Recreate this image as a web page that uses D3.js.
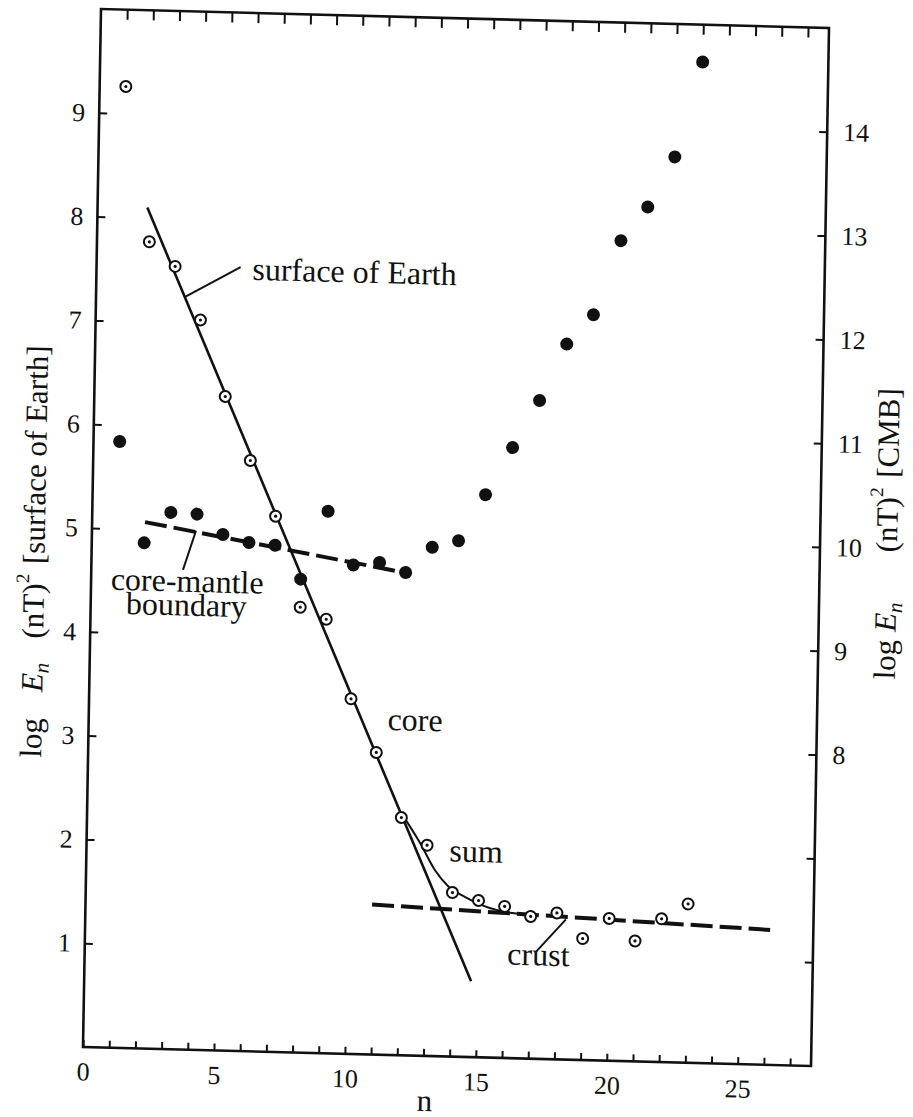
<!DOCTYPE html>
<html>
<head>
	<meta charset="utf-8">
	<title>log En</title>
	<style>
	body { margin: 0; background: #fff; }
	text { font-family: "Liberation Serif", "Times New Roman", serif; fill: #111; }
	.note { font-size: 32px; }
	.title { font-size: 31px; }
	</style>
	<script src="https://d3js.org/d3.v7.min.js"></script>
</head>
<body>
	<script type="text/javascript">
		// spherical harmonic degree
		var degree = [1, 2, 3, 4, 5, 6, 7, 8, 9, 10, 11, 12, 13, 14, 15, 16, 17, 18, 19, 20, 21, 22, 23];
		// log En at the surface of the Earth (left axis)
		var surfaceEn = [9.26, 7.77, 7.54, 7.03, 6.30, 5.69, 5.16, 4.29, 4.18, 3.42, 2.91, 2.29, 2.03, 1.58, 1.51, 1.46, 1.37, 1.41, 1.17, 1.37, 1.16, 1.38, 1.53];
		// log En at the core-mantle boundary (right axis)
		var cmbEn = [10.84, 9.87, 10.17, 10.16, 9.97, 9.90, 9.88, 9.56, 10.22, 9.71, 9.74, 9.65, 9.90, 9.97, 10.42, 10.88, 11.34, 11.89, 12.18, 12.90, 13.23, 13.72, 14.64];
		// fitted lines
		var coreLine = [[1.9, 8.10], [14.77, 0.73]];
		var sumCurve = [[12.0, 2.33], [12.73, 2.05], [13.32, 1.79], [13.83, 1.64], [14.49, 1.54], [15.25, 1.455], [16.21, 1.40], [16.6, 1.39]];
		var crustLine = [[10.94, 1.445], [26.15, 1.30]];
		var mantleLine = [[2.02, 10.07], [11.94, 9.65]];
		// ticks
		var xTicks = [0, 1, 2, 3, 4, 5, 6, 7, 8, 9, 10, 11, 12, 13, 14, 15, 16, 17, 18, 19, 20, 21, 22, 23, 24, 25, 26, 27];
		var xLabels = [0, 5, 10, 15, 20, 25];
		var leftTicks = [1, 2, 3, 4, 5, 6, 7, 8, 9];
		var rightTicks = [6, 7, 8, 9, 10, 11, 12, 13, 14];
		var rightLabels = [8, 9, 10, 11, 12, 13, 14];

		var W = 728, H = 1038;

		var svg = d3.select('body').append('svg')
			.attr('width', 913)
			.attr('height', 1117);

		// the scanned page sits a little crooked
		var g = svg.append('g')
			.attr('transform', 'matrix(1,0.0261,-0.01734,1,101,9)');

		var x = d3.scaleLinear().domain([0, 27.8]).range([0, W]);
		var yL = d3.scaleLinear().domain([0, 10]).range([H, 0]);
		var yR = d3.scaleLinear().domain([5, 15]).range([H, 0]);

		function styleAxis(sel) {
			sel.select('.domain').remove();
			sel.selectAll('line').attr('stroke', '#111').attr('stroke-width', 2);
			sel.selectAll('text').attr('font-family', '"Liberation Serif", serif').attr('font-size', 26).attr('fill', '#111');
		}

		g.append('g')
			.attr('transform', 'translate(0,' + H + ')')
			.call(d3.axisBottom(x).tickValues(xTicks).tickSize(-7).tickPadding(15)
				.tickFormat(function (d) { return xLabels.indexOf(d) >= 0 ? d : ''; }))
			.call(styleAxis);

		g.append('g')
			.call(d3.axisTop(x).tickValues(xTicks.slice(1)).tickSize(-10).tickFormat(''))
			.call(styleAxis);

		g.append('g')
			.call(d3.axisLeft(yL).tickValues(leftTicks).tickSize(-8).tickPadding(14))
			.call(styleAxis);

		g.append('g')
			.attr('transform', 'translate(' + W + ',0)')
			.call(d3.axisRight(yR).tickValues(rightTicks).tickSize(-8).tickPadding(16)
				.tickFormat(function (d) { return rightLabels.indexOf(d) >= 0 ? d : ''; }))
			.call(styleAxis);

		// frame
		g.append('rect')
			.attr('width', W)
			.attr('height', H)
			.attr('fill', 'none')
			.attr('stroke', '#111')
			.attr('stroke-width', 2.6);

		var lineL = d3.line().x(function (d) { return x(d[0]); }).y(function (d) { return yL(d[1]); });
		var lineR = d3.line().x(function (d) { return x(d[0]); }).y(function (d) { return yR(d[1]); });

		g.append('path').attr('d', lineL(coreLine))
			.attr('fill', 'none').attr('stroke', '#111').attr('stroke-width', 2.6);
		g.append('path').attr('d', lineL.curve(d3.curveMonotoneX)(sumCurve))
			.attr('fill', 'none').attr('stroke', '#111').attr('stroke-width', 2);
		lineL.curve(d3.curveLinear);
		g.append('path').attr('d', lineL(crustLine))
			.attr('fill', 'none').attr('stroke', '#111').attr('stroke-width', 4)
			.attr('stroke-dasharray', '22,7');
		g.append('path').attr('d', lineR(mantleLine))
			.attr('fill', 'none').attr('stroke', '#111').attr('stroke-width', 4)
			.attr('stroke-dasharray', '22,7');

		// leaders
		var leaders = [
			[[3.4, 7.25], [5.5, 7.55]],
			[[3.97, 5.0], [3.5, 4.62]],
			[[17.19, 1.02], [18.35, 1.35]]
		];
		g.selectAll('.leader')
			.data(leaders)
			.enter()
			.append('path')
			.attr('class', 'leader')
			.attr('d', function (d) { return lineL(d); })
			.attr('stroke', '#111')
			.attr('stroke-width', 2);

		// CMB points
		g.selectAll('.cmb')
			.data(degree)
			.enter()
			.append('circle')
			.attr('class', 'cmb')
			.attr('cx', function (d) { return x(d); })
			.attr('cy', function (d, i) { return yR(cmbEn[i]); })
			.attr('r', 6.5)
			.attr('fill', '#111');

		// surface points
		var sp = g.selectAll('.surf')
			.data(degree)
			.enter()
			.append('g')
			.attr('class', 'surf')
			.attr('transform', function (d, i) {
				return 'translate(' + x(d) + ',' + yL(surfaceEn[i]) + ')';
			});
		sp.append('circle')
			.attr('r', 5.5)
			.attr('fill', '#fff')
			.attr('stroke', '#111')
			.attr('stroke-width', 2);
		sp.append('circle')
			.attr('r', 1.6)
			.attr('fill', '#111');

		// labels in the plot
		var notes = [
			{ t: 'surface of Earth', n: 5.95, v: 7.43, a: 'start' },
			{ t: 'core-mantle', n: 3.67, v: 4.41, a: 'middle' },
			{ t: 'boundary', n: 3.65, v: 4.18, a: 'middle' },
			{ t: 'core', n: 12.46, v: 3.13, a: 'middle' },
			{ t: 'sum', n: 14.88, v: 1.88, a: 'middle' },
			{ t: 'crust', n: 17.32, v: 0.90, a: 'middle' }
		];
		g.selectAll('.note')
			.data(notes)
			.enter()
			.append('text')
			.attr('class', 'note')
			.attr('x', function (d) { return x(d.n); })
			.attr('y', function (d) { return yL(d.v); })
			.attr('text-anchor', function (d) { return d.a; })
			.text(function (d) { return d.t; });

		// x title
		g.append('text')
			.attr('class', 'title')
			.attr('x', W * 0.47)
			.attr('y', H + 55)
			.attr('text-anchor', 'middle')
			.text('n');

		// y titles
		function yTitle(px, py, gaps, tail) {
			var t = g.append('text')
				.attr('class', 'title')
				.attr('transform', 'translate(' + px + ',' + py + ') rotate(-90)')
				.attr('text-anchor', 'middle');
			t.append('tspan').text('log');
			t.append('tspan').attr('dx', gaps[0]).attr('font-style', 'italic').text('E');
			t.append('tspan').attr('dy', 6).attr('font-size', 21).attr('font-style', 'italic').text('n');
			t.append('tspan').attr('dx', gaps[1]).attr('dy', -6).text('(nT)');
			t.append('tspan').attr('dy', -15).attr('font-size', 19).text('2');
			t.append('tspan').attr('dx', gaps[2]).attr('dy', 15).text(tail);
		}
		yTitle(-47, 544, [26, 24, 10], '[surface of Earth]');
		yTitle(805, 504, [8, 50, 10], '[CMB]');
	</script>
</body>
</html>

= = = = =

• _Direction_: Restate the data word for word from its first line through the line with "var yR = d3.scaleLinear().domain([5, 15]).range([H, 0]);", leaving out any picture along the way.

• _Exercise result_:
Recreate this image as a web page that uses D3.js.
<!DOCTYPE html>
<html>
<head>
	<meta charset="utf-8">
	<title>log En</title>
	<style>
	body { margin: 0; background: #fff; }
	text { font-family: "Liberation Serif", "Times New Roman", serif; fill: #111; }
	.note { font-size: 32px; }
	.title { font-size: 31px; }
	</style>
	<script src="https://d3js.org/d3.v7.min.js"></script>
</head>
<body>
	<script type="text/javascript">
		// spherical harmonic degree
		var degree = [1, 2, 3, 4, 5, 6, 7, 8, 9, 10, 11, 12, 13, 14, 15, 16, 17, 18, 19, 20, 21, 22, 23];
		// log En at the surface of the Earth (left axis)
		var surfaceEn = [9.26, 7.77, 7.54, 7.03, 6.30, 5.69, 5.16, 4.29, 4.18, 3.42, 2.91, 2.29, 2.03, 1.58, 1.51, 1.46, 1.37, 1.41, 1.17, 1.37, 1.16, 1.38, 1.53];
		// log En at the core-mantle boundary (right axis)
		var cmbEn = [10.84, 9.87, 10.17, 10.16, 9.97, 9.90, 9.88, 9.56, 10.22, 9.71, 9.74, 9.65, 9.90, 9.97, 10.42, 10.88, 11.34, 11.89, 12.18, 12.90, 13.23, 13.72, 14.64];
		// fitted lines
		var coreLine = [[1.9, 8.10], [14.77, 0.73]];
		var sumCurve = [[12.0, 2.33], [12.73, 2.05], [13.32, 1.79], [13.83, 1.64], [14.49, 1.54], [15.25, 1.455], [16.21, 1.40], [16.6, 1.39]];
		var crustLine = [[10.94, 1.445], [26.15, 1.30]];
		var mantleLine = [[2.02, 10.07], [11.94, 9.65]];
		// ticks
		var xTicks = [0, 1, 2, 3, 4, 5, 6, 7, 8, 9, 10, 11, 12, 13, 14, 15, 16, 17, 18, 19, 20, 21, 22, 23, 24, 25, 26, 27];
		var xLabels = [0, 5, 10, 15, 20, 25];
		var leftTicks = [1, 2, 3, 4, 5, 6, 7, 8, 9];
		var rightTicks = [6, 7, 8, 9, 10, 11, 12, 13, 14];
		var rightLabels = [8, 9, 10, 11, 12, 13, 14];

		var W = 728, H = 1038;

		var svg = d3.select('body').append('svg')
			.attr('width', 913)
			.attr('height', 1117);

		// the scanned page sits a little crooked
		var g = svg.append('g')
			.attr('transform', 'matrix(1,0.0261,-0.01734,1,101,9)');

		var x = d3.scaleLinear().domain([0, 27.8]).range([0, W]);
		var yL = d3.scaleLinear().domain([0, 10]).range([H, 0]);
		var yR = d3.scaleLinear().domain([5, 15]).range([H, 0]);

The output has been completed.